Researchers tackling rural unemployment in Europe thanks to Leverhulme Trust award

  • Date

    Tue 5 Apr 22

portrait photo of Dr Michel Serafinelli

What factors lift rural areas out of poverty and why do some buck the trend to secure strong economic growth?

Essex researchers are focusing in on the often overlooked rural economy in the UK, Italy and Germany thanks to funding from the Leverhulme Trust.

 In developed countries, twenty-five percent of people live in rural areas, but the level of unemployment they experience is overlooked with most research on regional economics focussing on cities.

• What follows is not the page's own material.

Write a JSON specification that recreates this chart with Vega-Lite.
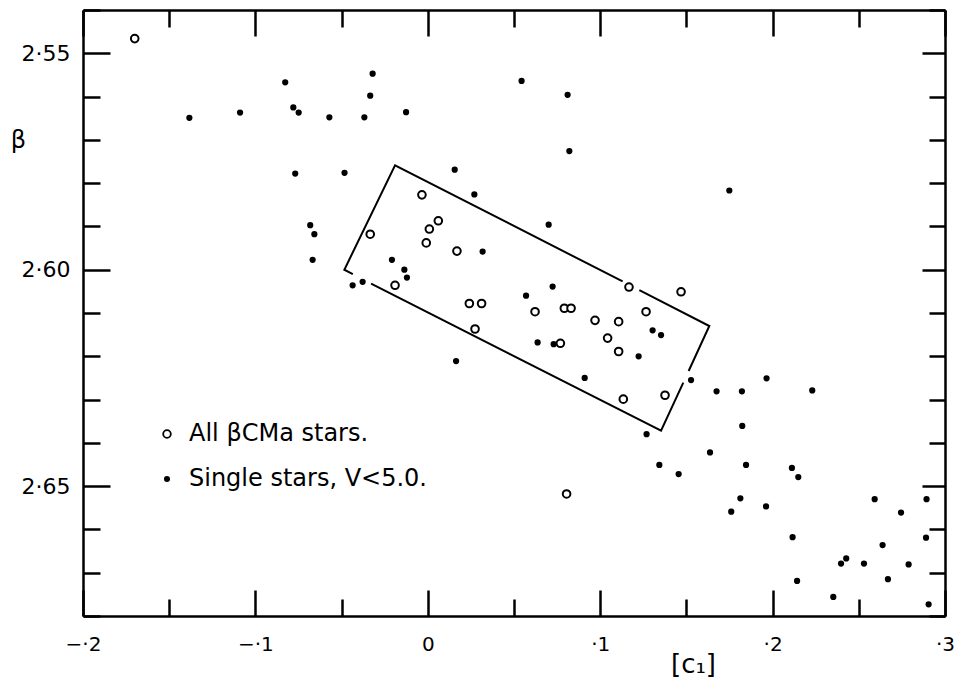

The project will help tackle the challenge of regional inequality by looking for significant differences in economic performance across rural areas, whether industry turnover leads to growth in employment and what happens when tourism increases in a rural area.

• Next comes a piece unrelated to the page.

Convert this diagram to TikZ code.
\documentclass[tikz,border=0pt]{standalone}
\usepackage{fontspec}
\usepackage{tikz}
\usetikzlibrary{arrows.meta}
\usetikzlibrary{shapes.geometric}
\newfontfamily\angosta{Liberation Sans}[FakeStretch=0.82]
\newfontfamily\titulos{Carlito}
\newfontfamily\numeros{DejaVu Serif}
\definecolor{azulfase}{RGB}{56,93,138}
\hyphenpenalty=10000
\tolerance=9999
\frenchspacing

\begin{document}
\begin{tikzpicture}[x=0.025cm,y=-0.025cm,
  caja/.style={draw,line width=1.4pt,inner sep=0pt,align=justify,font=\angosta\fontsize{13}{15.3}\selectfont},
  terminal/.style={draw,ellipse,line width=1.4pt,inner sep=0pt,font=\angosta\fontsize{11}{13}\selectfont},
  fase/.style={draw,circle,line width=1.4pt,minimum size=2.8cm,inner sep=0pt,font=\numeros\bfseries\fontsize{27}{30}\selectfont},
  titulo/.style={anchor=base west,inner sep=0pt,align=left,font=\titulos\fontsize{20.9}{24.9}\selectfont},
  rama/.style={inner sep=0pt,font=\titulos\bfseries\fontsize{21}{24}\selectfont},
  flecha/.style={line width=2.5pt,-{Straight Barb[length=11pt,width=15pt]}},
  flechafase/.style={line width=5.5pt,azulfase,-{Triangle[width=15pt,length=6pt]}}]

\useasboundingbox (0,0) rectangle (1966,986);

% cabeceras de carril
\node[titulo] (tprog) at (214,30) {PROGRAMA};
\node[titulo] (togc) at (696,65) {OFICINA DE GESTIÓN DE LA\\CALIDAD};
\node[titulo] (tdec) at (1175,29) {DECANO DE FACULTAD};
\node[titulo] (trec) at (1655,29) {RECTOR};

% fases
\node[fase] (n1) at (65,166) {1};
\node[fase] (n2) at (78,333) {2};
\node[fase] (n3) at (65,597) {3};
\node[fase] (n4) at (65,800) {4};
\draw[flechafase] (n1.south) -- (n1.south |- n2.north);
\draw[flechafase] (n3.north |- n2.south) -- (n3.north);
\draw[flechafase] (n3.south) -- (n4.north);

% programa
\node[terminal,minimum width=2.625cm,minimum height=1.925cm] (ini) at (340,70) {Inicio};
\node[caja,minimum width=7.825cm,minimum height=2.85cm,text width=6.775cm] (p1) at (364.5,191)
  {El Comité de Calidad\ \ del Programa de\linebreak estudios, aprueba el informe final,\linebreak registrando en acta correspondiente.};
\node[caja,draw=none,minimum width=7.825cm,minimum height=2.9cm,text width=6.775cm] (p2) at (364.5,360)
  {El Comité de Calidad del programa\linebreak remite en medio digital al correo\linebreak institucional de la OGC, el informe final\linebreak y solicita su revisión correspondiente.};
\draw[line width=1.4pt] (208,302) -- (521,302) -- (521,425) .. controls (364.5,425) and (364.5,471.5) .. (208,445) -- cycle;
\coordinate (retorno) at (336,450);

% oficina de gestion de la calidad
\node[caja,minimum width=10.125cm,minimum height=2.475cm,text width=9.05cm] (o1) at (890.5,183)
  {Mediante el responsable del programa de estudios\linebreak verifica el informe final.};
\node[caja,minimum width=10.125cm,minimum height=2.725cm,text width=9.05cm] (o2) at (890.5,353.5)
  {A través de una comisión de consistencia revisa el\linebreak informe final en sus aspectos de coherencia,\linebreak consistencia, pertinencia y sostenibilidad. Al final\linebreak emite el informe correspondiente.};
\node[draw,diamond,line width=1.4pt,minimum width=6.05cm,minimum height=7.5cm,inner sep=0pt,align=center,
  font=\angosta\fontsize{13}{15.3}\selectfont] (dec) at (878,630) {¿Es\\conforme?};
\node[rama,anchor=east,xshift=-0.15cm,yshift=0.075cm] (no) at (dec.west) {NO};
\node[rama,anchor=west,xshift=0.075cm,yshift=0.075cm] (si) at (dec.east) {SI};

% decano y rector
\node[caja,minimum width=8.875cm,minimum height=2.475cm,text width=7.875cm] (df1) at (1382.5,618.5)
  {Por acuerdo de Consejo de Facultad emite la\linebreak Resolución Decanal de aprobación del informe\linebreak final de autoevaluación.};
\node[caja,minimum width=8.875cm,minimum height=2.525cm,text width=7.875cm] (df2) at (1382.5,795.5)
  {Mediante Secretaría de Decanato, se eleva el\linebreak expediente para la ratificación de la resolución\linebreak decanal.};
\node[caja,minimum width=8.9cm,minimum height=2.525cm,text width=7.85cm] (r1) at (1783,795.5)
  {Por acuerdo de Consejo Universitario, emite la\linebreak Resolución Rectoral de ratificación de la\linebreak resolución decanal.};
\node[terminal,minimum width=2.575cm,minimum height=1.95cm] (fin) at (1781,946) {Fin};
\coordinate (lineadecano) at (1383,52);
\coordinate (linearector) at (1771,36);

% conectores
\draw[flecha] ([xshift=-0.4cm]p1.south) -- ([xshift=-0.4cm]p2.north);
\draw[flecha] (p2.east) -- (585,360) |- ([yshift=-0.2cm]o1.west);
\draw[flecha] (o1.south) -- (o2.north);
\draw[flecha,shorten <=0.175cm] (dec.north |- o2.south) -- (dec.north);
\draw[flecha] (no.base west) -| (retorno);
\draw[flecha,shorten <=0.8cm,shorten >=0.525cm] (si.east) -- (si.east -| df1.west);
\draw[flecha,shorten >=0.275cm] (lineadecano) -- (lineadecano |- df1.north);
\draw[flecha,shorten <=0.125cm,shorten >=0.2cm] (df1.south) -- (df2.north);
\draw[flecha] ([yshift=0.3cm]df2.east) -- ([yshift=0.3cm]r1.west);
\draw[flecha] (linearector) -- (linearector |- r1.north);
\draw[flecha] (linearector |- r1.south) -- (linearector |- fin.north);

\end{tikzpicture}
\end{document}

The Essex project will address this knowledge gap to support government policy.

Dr Michel Serafinelli from the Department of Economics at the University of Essex, will lead this project, to analyse the way the labour market has changed outside cities in the three most highly populated countries in Europe.

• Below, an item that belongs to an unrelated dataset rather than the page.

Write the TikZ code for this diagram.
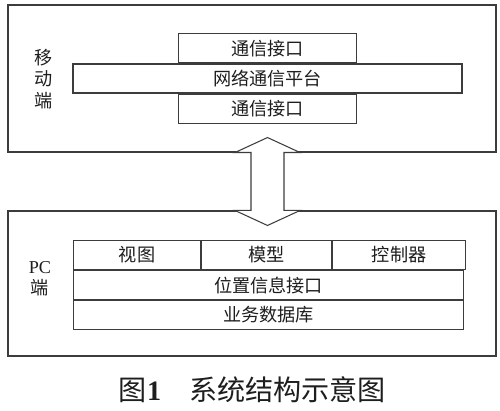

Dr Serafinelli said: "Many rural areas have seen a decline in jobs over several decades which has spurred a debate about place-based policies. The UK is currently attempting to reduce the differences in levels of employment and incomes through its ‘Levelling-up’ agenda, and the EU is spending nearly 100 billion Euros on rural development programmes at both national and regional level.

“But what my research will clarify is how universal the weak labour demand is across rural areas. And importantly, if there are rural areas that buck the trend of declining job markets, low wages, and identify what has led to that.

“Our goal is to provide new evidence regarding the differences in employment growth across rural areas, the industry turnover and the changes observed in successful areas."

The research project will start in August and the recruitment of a post-doc to work alongside Dr Serafinelli on the study will begin soon.